In trying to come up with ways to tackle Nevada’s soaring pension debt, a key Nevada legislator put forth an idea that is the functional equivalent of trying to put out a fire by dousing it with gasoline.
At last week’s Interim Retirement and Benefits Committee legislative hearing, Assemblywoman and Committee Chair Maggie Carlton made it a point to declare that increasing wages for government workers was a viable way to reduce Nevada’s pension debt.
At the outset, it’s important to remember that the only reason PERS $13 billion unfunded liability matters is because of the massive burden it imposes on the government workers and taxpayers who must pay down this debt.
So suggesting higher wages as a way to reduce Nevada’s pension debt is a bit like recommending that a family struggling with credit card debt take out a lease on a brand new Mercedes — with no real strategy for how that will help other than belief in the phrase, “you’ve got to spend money to make money!”
But it’s actually even worse than that. Because higher wages translate to higher future pension benefits, Nevada governments and taxpayers would get billed twice: as the cost of higher wages is compounded by higher annual pension costs.
So what, if any, reduction in PERS unfunded liability would occur in exchange for increasing both the annual wage and retirement costs of Nevada governments?
Literally, zero dollars — and that’s in the best-case scenario. But more on that later.
Carlton’s genuinely too-good-to-be-true proposal came in response to a presentation by PERS executive officer Tina Leiss.
Leiss was discussing the result of payroll growth having been far below what the System assumed over the past 10 years.
And because PERS sets annual contributions as a percentage of payroll — rather than a level-dollar amount — the lower-than-assumed payroll growth means debt payments coming in below forecasts, which in turn requires levying higher contribution rates on public employees in order to ensure the full, expected dollar amounts are received.
After the conclusion of Leiss’ report, the following exchange occurred:
Chair Carlton: “So higher wages for state employees will deal with the unfunded liability?”
PERS Executive Officer Tina Leiss: “It would mean higher contributions then yes, as of total payroll growth. Yea.”
Carlton: “Okay. I think people forget that other side of the equation…all we hear about is the unfunded liability….no one wants to talk about the other side of the equation…if you do pay people more we can deal with that issue.”

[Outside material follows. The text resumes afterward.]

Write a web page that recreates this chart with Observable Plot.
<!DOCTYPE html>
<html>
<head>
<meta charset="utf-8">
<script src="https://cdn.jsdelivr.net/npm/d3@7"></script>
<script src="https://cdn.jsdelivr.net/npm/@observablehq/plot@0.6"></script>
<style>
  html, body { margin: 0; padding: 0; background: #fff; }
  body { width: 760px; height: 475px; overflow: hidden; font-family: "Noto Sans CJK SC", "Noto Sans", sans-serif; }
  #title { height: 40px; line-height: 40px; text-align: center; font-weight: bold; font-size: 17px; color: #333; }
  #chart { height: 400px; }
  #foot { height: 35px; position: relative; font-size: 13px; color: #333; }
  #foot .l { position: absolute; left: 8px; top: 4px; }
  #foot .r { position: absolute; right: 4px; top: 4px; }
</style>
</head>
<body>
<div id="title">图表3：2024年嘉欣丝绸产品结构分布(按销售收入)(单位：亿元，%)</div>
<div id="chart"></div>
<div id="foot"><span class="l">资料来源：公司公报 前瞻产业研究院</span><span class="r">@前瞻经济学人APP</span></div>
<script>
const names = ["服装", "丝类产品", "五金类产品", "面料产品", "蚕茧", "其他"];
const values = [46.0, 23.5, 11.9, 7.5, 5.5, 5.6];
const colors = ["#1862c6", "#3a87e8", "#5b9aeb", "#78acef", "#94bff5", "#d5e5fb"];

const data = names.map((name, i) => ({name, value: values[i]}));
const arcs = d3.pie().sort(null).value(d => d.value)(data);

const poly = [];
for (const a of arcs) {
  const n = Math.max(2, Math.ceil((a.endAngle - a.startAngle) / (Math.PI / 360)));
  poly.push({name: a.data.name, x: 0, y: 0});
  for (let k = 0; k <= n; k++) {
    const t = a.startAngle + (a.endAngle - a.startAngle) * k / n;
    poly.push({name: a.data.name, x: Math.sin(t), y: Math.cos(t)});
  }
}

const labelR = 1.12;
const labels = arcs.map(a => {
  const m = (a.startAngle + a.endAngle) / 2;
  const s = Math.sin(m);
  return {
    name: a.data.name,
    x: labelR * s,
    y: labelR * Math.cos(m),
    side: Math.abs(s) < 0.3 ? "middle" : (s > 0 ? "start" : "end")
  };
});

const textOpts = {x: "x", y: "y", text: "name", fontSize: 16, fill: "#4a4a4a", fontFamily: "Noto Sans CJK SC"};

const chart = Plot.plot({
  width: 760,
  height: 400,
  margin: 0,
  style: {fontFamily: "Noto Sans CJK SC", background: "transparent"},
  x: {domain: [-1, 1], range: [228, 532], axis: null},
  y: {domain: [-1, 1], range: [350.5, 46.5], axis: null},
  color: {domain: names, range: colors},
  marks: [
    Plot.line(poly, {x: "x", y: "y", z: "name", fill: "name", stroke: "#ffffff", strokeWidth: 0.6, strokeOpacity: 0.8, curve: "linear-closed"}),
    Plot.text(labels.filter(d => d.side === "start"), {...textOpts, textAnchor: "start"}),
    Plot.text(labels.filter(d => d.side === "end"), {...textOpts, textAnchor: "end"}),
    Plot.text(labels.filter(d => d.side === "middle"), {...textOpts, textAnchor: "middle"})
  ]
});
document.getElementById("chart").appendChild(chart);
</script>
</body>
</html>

Leiss’ less-than-coherent response — a stark contrast from the rest of her otherwise articulate testimony — appears the result of trying to give Carlton the “yes” answer she was clearly looking for, despite knowing the committee chair was way off base.
PERS has already adopted a schedule of expected dollar payments that must be paid in order to eliminate its existing unfunded liability.
Thus, changes to the payroll base do not affect the actual dollar amounts that must be paid. For example, if $11 must be paid next year, it is immaterial whether it is 10 percent of the $110 payroll assumed, or 11 percent of $100. While a higher payroll means a lower percentage cost, the actual cost remains unchanged.
Or, in the words of PERS own actuary: “It is important to note that changes in total member payroll do not affect the size of the [unfunded liability]; only the amount that is paid yearly as a percent of pay.” (Emphasis added.)
While higher wages cannot reduce the unfunded liability, they would increase the System’s accrued liability — which are future unfunded liabilities in the making, waiting to spring into existence whenever PERS investment assumptions prove overly optimistic.
To get a sense of the magnitude of the increased liability that would result from higher wages, we can look at the reduction in liability PERS attributed to a single year of lower-than-expected wage growth:
For the year ending June 30, 2017, lower-than-expected payroll growth reduced the system’s pension liability by $192 million. While a variety of factors affect PERS total liability, the effects of pay increases are clear: Higher wages increases the liability while lower wages reduces it.
What Leiss should have said in response to Carlton was something like this:
“No, higher wages would not, and cannot, reduce PERS unfunded liability. In fact, they would actually increase our accrued liability and thus risk increasing our unfunded liability over the long-term, while also immediately increasing the ongoing, annual costs of our participating members (government workers and taxpayers). The solution to payroll growth coming in below forecasts is to simply make our forecast assumptions better reflect reality.”
It is unclear as to why Leiss encouraged Carlton’s profound misunderstanding, rather than correcting it. However, the response was consistent with PERS history of misleading the courts, legislature and public at large.
For viable pension reform options, Nevada legislators would do well to consult recent reforms enacted in our neighboring states of Arizona and Utah, as well as the 2011 NPRI study Reforming Nevada’s Public Employees’ Pension Plan.